With site-specific interventions, SALT Galata explores its potentialities

Published 02.06.2017 23:20
Updated 02.06.2017 23:21
Consisting of a number of sculptures placed in different parts of the SALT building, Prouvost’s work expects us to imagine screens as heads, faces or minds.
Consisting of a number of sculptures placed in different parts of the SALT building, Prouvost’s work expects us to imagine screens as heads, faces or minds.

New artistic interventions by Turner Prize winner Laure Prouvost, Abbas Akhavan and the Futurefarmers collective investigate SALT Galata's potential functions and possibilities

A massive, 91.44-meter-long folded fabric was hanging inside SALT Galata when I visited on a recent afternoon. The museum's usual crowd was there: Students read books behind desks, Instagrammers took pictures of the most beautiful corners of the building, and a number of contemporary Turkish artists could be seen doing research for new projects. Were they aware of the existence of the huge shroud that now seemed to so strongly define the space? What did they make of it? I wanted to talk to them, but then chose to sit down and appreciate the artwork that reminded me of death and freedom at the same instance, a strange mixture of melancholy and joy.

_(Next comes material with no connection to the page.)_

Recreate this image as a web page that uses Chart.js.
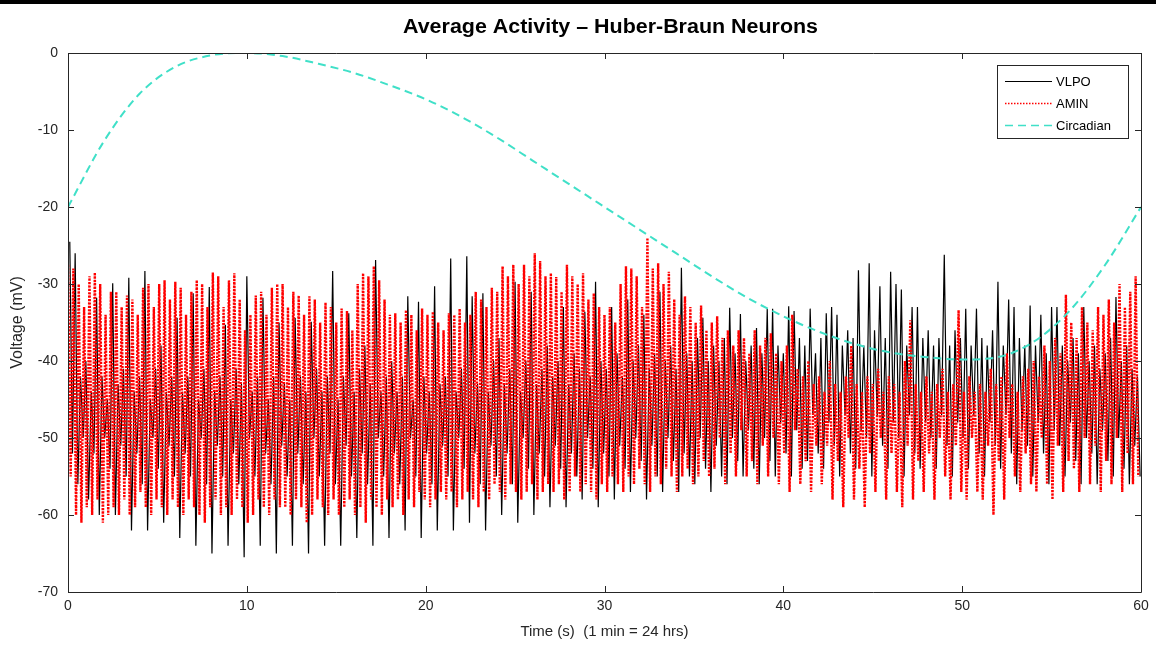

Abbas Akhavan, the Toronto based visual artist, created this site-specific intervention to reflect on a monument in Bahrain that was torn down by the government in 2011. "Similar to a shroud or a white cover for an anticipated reveal, the folded fabric also complements the local reference to destruction of "they hit a tree with an axe" curators say in the exhibition text. This second work, on SALT Galata's roof terrace, is intended as an SOS signal for airplanes: "They hit a tree with an axe, and the tree said the axe's body comes from his own," Akhavan's enigmatic text reads.

Akhavan's poetic interventions on the terrace and the atrium are part of an exhibition that will be the final installment of the "The Uses of Art" series. The L'Internationale confederation, consisting of six European museums, has created a program that features numerous processes of artistic production that reflect on the uses of art. The "How did we get here," "The 1980s" and "One and the Many" exhibitions have all been part of the project. For this final exhibition, SALT has for the first time commissioned all the projects to be displayed on its premises. Spending many more hours than I was expecting at SALT that day, I realized how meticulously the selections had been made.

It takes a heart of stone not to be moved by Laure Prouvost's "softer and rounder so as to shine through your smooth marble," a work so sensuous that I felt a bit shy viewing it with other people in a public space. Consisting of a number of sculptures placed in different parts of the SALT building, Prouvost's work expects us to imagine screens as heads, faces or minds. On their surfaces, we are offered the most intimate thoughts of the sculptures; the music of their sentences move and enchant the viewer, reminding us of our own obsessions and passions.

The French artist won the Turner Prize in 2013 with her work "Wantee." A graduate of Central Saint Martins, Prouvost explored in that work the ways in which we relate to the past in the age of Instagram. Here, her sculptures -- so full of desire for their environment -- subtly unsettle the building to whose history and fictions they respond through texts and sounds. These are "mop women," the curators say, who "remind us of ongoing behind-the-scenes work such as cleaning and maintenance, yet here they provocatively greet those entering the building with surreal humor and wordplay."

One sculpture, placed next to a plant, is passionately in love with her partner. "If I could, I will carry you next to a beautiful beach," she thinks. "And jump with you in the water. My monitor might stop working but I will be with you. It would be paradise."

Not far away, another sculpture sits on a bench with a letter in her hand. She seems sad, on the edge of an emotional breakdown. The screen, filled with tears, whispers: "I promise you I was crying." Just adjacent to that work is a set of mirrors that offer the viewer a glimpse into a hidden text. "What is underneath the ledge?" the text asks. As I got to my knees, the word "escape" appeared on the mirror's surface.

There are other works hidden inside SALT Galata's new exhibition, and one feels a pang of joy upon finding them. "Seed Journey" by the artistic crew Futurefarmers, is located inside the SALT Library, accessible through a massive vault door. The mythical work asks us to imagine a voyage from Norway to Istanbul. In a sailing boat, a handful of rye and wheat seeds, found in a St. Petersburg museum, have sailed to Istanbul, the story goes. We get to see the ship in miniature, as well as seeds from the imaginary "Flatbread Society," on display here as part of a mini museum. In the adjacent library, there are books on ecology, agriculture and eco-villages, waiting to be read by visitors.

The aim of these four projects, SALT curators say, was to bring to the foreground "suggestions of different potential functions or possibilities that temporarily reframe the institution." These works will be removed soon, but I shall always remember the shroud that once reminded me of death and Prouvost's crying screen, those future memories of our present sadness.